Task to carry out:
Leave the pictures out, and retype all of the material exactly as written.

Source data:

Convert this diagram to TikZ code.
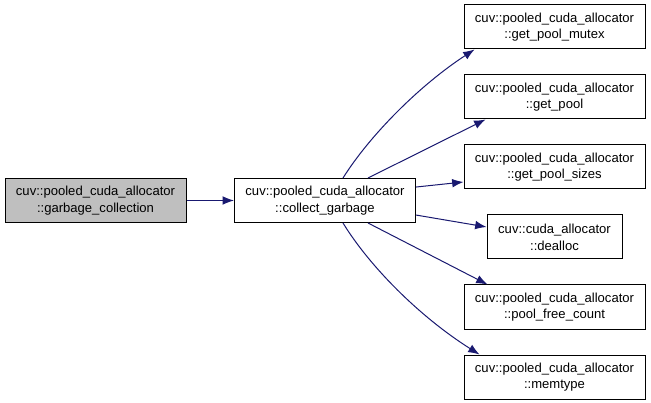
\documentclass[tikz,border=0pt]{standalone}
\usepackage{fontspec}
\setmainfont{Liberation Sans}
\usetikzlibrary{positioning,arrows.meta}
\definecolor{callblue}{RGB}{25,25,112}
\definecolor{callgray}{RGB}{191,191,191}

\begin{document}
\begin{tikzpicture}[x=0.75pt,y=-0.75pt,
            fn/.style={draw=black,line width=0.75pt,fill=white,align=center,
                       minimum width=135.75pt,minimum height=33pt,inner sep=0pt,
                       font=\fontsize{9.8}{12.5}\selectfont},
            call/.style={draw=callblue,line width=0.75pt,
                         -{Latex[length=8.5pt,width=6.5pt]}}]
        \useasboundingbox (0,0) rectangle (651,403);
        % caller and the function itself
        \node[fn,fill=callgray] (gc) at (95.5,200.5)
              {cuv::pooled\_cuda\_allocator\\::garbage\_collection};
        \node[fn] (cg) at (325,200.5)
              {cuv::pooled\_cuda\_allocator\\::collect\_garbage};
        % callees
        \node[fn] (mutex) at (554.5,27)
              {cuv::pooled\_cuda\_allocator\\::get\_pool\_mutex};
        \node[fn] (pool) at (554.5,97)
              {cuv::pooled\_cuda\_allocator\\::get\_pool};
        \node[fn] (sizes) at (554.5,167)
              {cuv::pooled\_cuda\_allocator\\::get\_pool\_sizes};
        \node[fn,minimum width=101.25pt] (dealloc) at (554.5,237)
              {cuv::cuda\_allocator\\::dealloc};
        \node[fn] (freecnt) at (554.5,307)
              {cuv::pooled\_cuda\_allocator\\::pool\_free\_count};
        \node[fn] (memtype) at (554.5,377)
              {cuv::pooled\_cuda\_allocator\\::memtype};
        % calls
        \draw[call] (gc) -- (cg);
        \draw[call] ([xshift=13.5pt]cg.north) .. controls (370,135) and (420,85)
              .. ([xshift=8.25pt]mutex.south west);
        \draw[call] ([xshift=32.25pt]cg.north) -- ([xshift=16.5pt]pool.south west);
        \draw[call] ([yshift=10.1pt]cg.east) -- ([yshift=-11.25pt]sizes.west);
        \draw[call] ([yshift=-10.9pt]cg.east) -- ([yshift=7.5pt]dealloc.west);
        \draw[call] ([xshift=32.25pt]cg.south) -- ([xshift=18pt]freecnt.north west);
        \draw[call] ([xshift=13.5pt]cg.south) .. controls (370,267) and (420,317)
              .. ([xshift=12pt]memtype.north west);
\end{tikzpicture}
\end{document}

Finished task:
Convert this diagram to TikZ code.
\documentclass[tikz,border=0pt]{standalone}
\usepackage{fontspec}
\setmainfont{Liberation Sans}
\usetikzlibrary{positioning,arrows.meta}
\definecolor{callblue}{RGB}{25,25,112}
\definecolor{callgray}{RGB}{191,191,191}

\begin{document}
\begin{tikzpicture}[x=0.75pt,y=-0.75pt,
            fn/.style={draw=black,line width=0.75pt,fill=white,align=center,
                       minimum width=135.75pt,minimum height=33pt,inner sep=0pt,
                       font=\fontsize{9.8}{12.5}\selectfont},
            call/.style={draw=callblue,line width=0.75pt,
                         -{Latex[length=8.5pt,width=6.5pt]}}]
        \useasboundingbox (0,0) rectangle (651,403);
        % caller and the function itself
        \node[fn,fill=callgray] (gc) at (95.5,200.5)
              {cuv::pooled\_cuda\_allocator\\::garbage\_collection};
        \node[fn] (cg) at (325,200.5)
              {cuv::pooled\_cuda\_allocator\\::collect\_garbage};
        % callees
        \node[fn] (mutex) at (554.5,27)
              {cuv::pooled\_cuda\_allocator\\::get\_pool\_mutex};
        \node[fn] (pool) at (554.5,97)
              {cuv::pooled\_cuda\_allocator\\::get\_pool};
        \node[fn] (sizes) at (554.5,167)
              {cuv::pooled\_cuda\_allocator\\::get\_pool\_sizes};
        \node[fn,minimum width=101.25pt] (dealloc) at (554.5,237)
              {cuv::cuda\_allocator\\::dealloc};
        \node[fn] (freecnt) at (554.5,307)
              {cuv::pooled\_cuda\_allocator\\::pool\_free\_count};
        \node[fn] (memtype) at (554.5,377)
              {cuv::pooled\_cuda\_allocator\\::memtype};
        % calls
        \draw[call] (gc) -- (cg);
        \draw[call] ([xshift=13.5pt]cg.north) .. controls (370,135) and (420,85)
              .. ([xshift=8.25pt]mutex.south west);
        \draw[call] ([xshift=32.25pt]cg.north) -- ([xshift=16.5pt]pool.south west);
        \draw[call] ([yshift=10.1pt]cg.east) -- ([yshift=-11.25pt]sizes.west);
        \draw[call] ([yshift=-10.9pt]cg.east) -- ([yshift=7.5pt]dealloc.west);
        \draw[call] ([xshift=32.25pt]cg.south) -- ([xshift=18pt]freecnt.north west);
        \draw[call] ([xshift=13.5pt]cg.south) .. controls (370,267) and (420,317)
              .. ([xshift=12pt]memtype.north west);
\end{tikzpicture}
\end{document}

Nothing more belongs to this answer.